The Biden administration is abandoning a controversial Department of Homeland Security (DHS) policy proposal that would have dramatically expanded the agency’s data collection capabilities. The policy was first tabled under the Trump administration in September, and drew considerable backlash from privacy advocates that objected to its content, and to DHS’s attempt to limit the usual public comment period.
Under the current policy, US customs and immigration officers are only permitted to collect fingerprints, signatures, and photos from immigrants seeking green cards, visas, and (eventually) US citizenship. Those powers are also restricted to adults, preventing officers from capturing biometric data from children under the age of 14.
The new policy would have removed those age restrictions, and given customs agents the authority to collect far more biometric information. Most notably, the agents would have been able to gather the iris, palm, and voiceprints and DNA from immigrants and their US sponsors, giving them unprecedented abilities to collect biometric data from US citizens. The DNA would ostensibly be taken to establish family relationships in those sponsorship cases.
The proposed policy was never officially enacted, and will now be withdrawn without ever becoming a formal standard. Privacy advocates celebrated the decision, but still expressed concern about other, ongoing data collection practices. For example, the Trump administration started collecting the DNA of detainees in custody last April, and the Biden administration has yet to reverse that policy.
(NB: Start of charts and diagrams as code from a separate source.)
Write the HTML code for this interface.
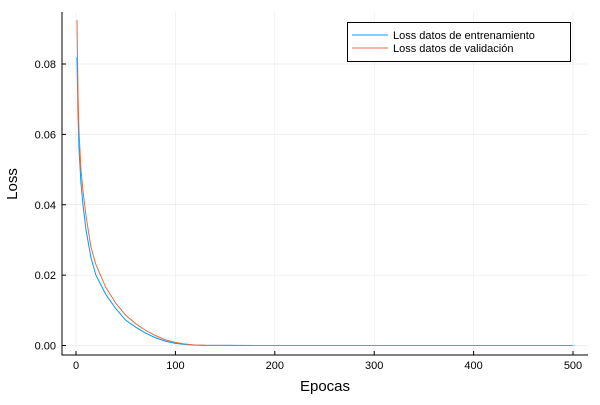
<!DOCTYPE html>
<html><head><meta charset="utf-8"><style>
body{margin:0;background:#fff}
text{font-family:"Liberation Sans",sans-serif}
</style></head><body>
<svg id="chart" width="600" height="400" xmlns="http://www.w3.org/2000/svg"></svg>
<script>
const epochs=[1,2,3,5,7,10,15,20,30,40,50,60,70,80,90,100,110,120,130,150,200,300,400,500];
const trainLoss=[.082,.066,.056,.046,.040,.033,.025,.020,.0145,.0105,.0072,.0052,.0035,.0022,.0012,.0006,.0003,.0001,.00005,.00002,0,0,0,0];
const valLoss=[.0925,.072,.061,.050,.044,.037,.028,.023,.0165,.012,.0086,.0062,.0043,.0028,.0016,.0009,.0004,.00015,.00006,.00002,0,0,0,0];
const xTicks=[0,100,200,300,400,500];
const yTicks=[0,0.02,0.04,0.06,0.08];
const yTickLabels=["0.00","0.02","0.04","0.06","0.08"];
const L=62,R=588,T=12,B=355;
const X=v=>76+v*(573-76)/500;
const Y=v=>345.5-v*(345.5-64)/0.08;
const svg=document.getElementById('chart');
const NS='http://www.w3.org/2000/svg';
function mk(t,a,p){const e=document.createElementNS(NS,t);for(const k in a)e.setAttribute(k,a[k]);(p||svg).appendChild(e);return e;}
xTicks.forEach(t=>{
 const g=mk('line',{x1:X(t),x2:X(t),y1:T,y2:B,stroke:'#000','stroke-opacity':0.1,'stroke-width':0.5});
 
 
 const tk=mk('line',{x1:X(t),x2:X(t),y1:B,y2:B-4,stroke:'#000'});
 
 
 const lb=mk('text',{x:X(t),y:B+14,'text-anchor':'middle','font-size':11});
 lb.textContent=t;
 
 
});
yTicks.forEach((t,i)=>{
 const g=mk('line',{x1:L,x2:R,y1:Y(t),y2:Y(t),stroke:'#000','stroke-opacity':0.1,'stroke-width':0.5});
 
 
 const tk=mk('line',{x1:L,x2:L+4,y1:Y(t),y2:Y(t),stroke:'#000'});
 
 
 const lb=mk('text',{x:L-6,y:Y(t)+4,'text-anchor':'end','font-size':11});
 lb.textContent=yTickLabels[i];
 
 
});
const ax=mk('path',{d:`M${L} ${T}V${B}H${R}`,fill:'none',stroke:'#000','stroke-width':1});


function line(vals,color,name){
 const p=mk('polyline',{points:epochs.map((e,i)=>X(e)+','+Y(vals[i])).join(' '),fill:'none',stroke:color,'stroke-width':1});
 
 
}
line(trainLoss,'#009af9','train-loss-line');
line(valLoss,'#e26f46','validation-loss-line');
const xl=mk('text',{x:325,y:391,'text-anchor':'middle','font-size':15});
xl.textContent='Epocas';


const yl=mk('text',{x:0,y:0,'text-anchor':'middle','font-size':15,transform:'translate(17,184) rotate(-90)'});
yl.textContent='Loss';


const lg=mk('g',{});


mk('rect',{x:347.5,y:22.5,width:223,height:39,fill:'#fff',stroke:'#000'},lg);
[['Loss datos de entrenamiento','#009af9'],['Loss datos de validación','#e26f46']].forEach((d,i)=>{
 const yy=35+i*13;
 const s=mk('line',{x1:352,x2:388,y1:yy,y2:yy,stroke:d[1],'stroke-width':1},lg);
 
 
 const t=mk('text',{x:393,y:yy+4,'font-size':11},lg);
 t.textContent=d[0];
 
 
});
</script>
</body></html>
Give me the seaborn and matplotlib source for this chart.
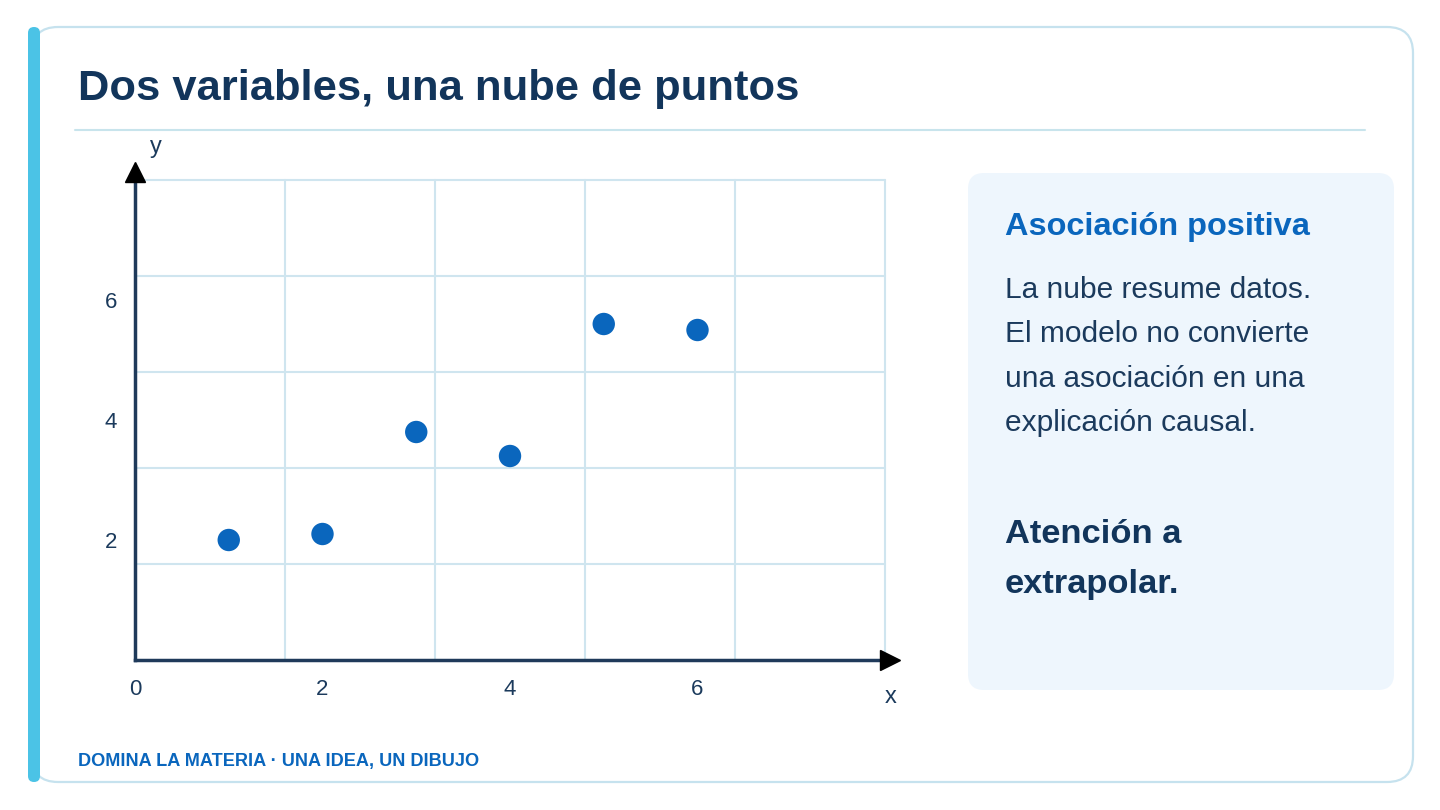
import numpy as np
import pandas as pd
import matplotlib
matplotlib.use("Agg")
import matplotlib.pyplot as plt
from matplotlib.patches import FancyBboxPatch
import seaborn as sns

# ---- data ----
x_vals = [1, 2, 3, 4, 5, 6]
y_vals = [2.0, 2.1, 3.8, 3.4, 5.6, 5.5]
x_ticks = [0, 2, 4, 6]
y_ticks = [2, 4, 6]
title = "Dos variables, una nube de puntos"
panel_heading = "Asociación positiva"
panel_body = ["La nube resume datos.", "El modelo no convierte",
              "una asociación en una", "explicación causal."]
panel_note = ["Atención a", "extrapolar."]
footer = "DOMINA LA MATERIA · UNA IDEA, UN DIBUJO"

sns.set_theme(style="white")
plt.rcParams['font.family'] = ['Liberation Sans', 'DejaVu Sans']

NAVY = "#12355B"
BLUE = "#0A66BD"
GRID = "#CFE5EF"
W, H = 1440, 810

fig = plt.figure(figsize=(14.4, 8.1), dpi=100)
fig.patch.set_facecolor("white")

# background / decoration axes in pixel coordinates
bg = fig.add_axes([0, 0, 1, 1], zorder=0)
bg.set_xlim(0, W)
bg.set_ylim(H, 0)
bg.axis("off")

card = FancyBboxPatch((32, 27), 1381, 755, boxstyle="round,pad=0,rounding_size=26",
                      facecolor="white", edgecolor="#C6E2EE", linewidth=1.6)
bg.add_patch(card)
bar = FancyBboxPatch((28, 27), 12, 755, boxstyle="round,pad=0,rounding_size=6",
                     facecolor="#4BC3E6", edgecolor="none")
bg.add_patch(bar)
bg.plot([75, 1365], [130, 130], color="#C8E4EC", lw=1.5)

panel = FancyBboxPatch((968, 173), 426, 517, boxstyle="round,pad=0,rounding_size=16",
                       facecolor="#EEF6FD", edgecolor="none")
bg.add_patch(panel)

bg.text(78, 100, title, fontsize=31.3, fontweight="bold", color=NAVY, va="baseline", ha="left")
bg.text(1005, 235, panel_heading, fontsize=23.4, fontweight="bold", color=BLUE, va="baseline")
for i, line in enumerate(panel_body):
    bg.text(1005, 298 + i * 44.4, line, fontsize=21.5, color="#1B3A5C", va="baseline")
for i, line in enumerate(panel_note):
    bg.text(1005, 543 + i * 50, line, fontsize=24.8, fontweight="bold", color=NAVY, va="baseline")
bg.text(78, 766, footer, fontsize=13.1, fontweight="bold", color=BLUE, va="baseline")

# chart axes
x0, x1, ytop, ybot = 135, 885, 180, 660
ax = fig.add_axes([x0 / W, (H - ybot) / H, (x1 - x0) / W, (ybot - ytop) / H], zorder=2)
ax.patch.set_alpha(0)
ax.set_xlim(0, 8)
ax.set_ylim(0, 8)

grid_pos = np.linspace(0, 8, 6)
for g in grid_pos[1:]:
    ax.axvline(g, color=GRID, lw=1.5, zorder=0, clip_on=False)
    ax.axhline(g, color=GRID, lw=1.5, zorder=0, clip_on=False)

df = pd.DataFrame({"x": x_vals, "y": y_vals})
sns.scatterplot(data=df, x="x", y="y", ax=ax, s=260, color=BLUE, edgecolor="none", zorder=3)

for s in ["top", "right"]:
    ax.spines[s].set_visible(False)
for s in ["left", "bottom"]:
    ax.spines[s].set_color("#1F3A5A")
    ax.spines[s].set_linewidth(2.5)
    ax.spines[s].set_zorder(4)

ax.plot(8.05, 0, marker=">", color="black", markersize=14, clip_on=False, zorder=5)
ax.plot(0, 8.13, marker="^", color="black", markersize=14, clip_on=False, zorder=5)

ax.set_xticks(x_ticks)
ax.set_yticks(y_ticks)
ax.set_xticklabels([str(t) for t in x_ticks])
ax.set_yticklabels([str(t) for t in y_ticks])
ax.tick_params(axis="both", length=0, labelsize=16, labelcolor="#1B3A5C")
ax.tick_params(axis="x", pad=14)
ax.tick_params(axis="y", pad=13)
ax.set_xlabel("")
ax.set_ylabel("")

ax.text(8.06, -0.62, "x", fontsize=17, color="#1B3A5C", ha="center", va="center")
ax.text(0.22, 8.55, "y", fontsize=17, color="#1B3A5C", ha="center", va="center")

fig.savefig("out.png", dpi=100, facecolor="white")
“The Biden administration is right to withdraw this DHS proposal, which would have massively expanded the government’s collection of sensitive biometric identifiers out of all proportion to any legitimate need,” said ACLU staff attorney Vera Eidelman. “But it isn’t enough to protect the privacy and dignity of immigrants, their families, and their communities. The Biden administration must also rescind the rule requiring forced DNA collection from individuals in immigration detention.”
The biometric data would have been stored indefinitely in a DHS database, though the DHS has acknowledged that poor security practices have led to breaches in the past. The agency would have been able to collect records from as many as 6 million people on an annual basis, instead of the 3.9 million processed with the existing system.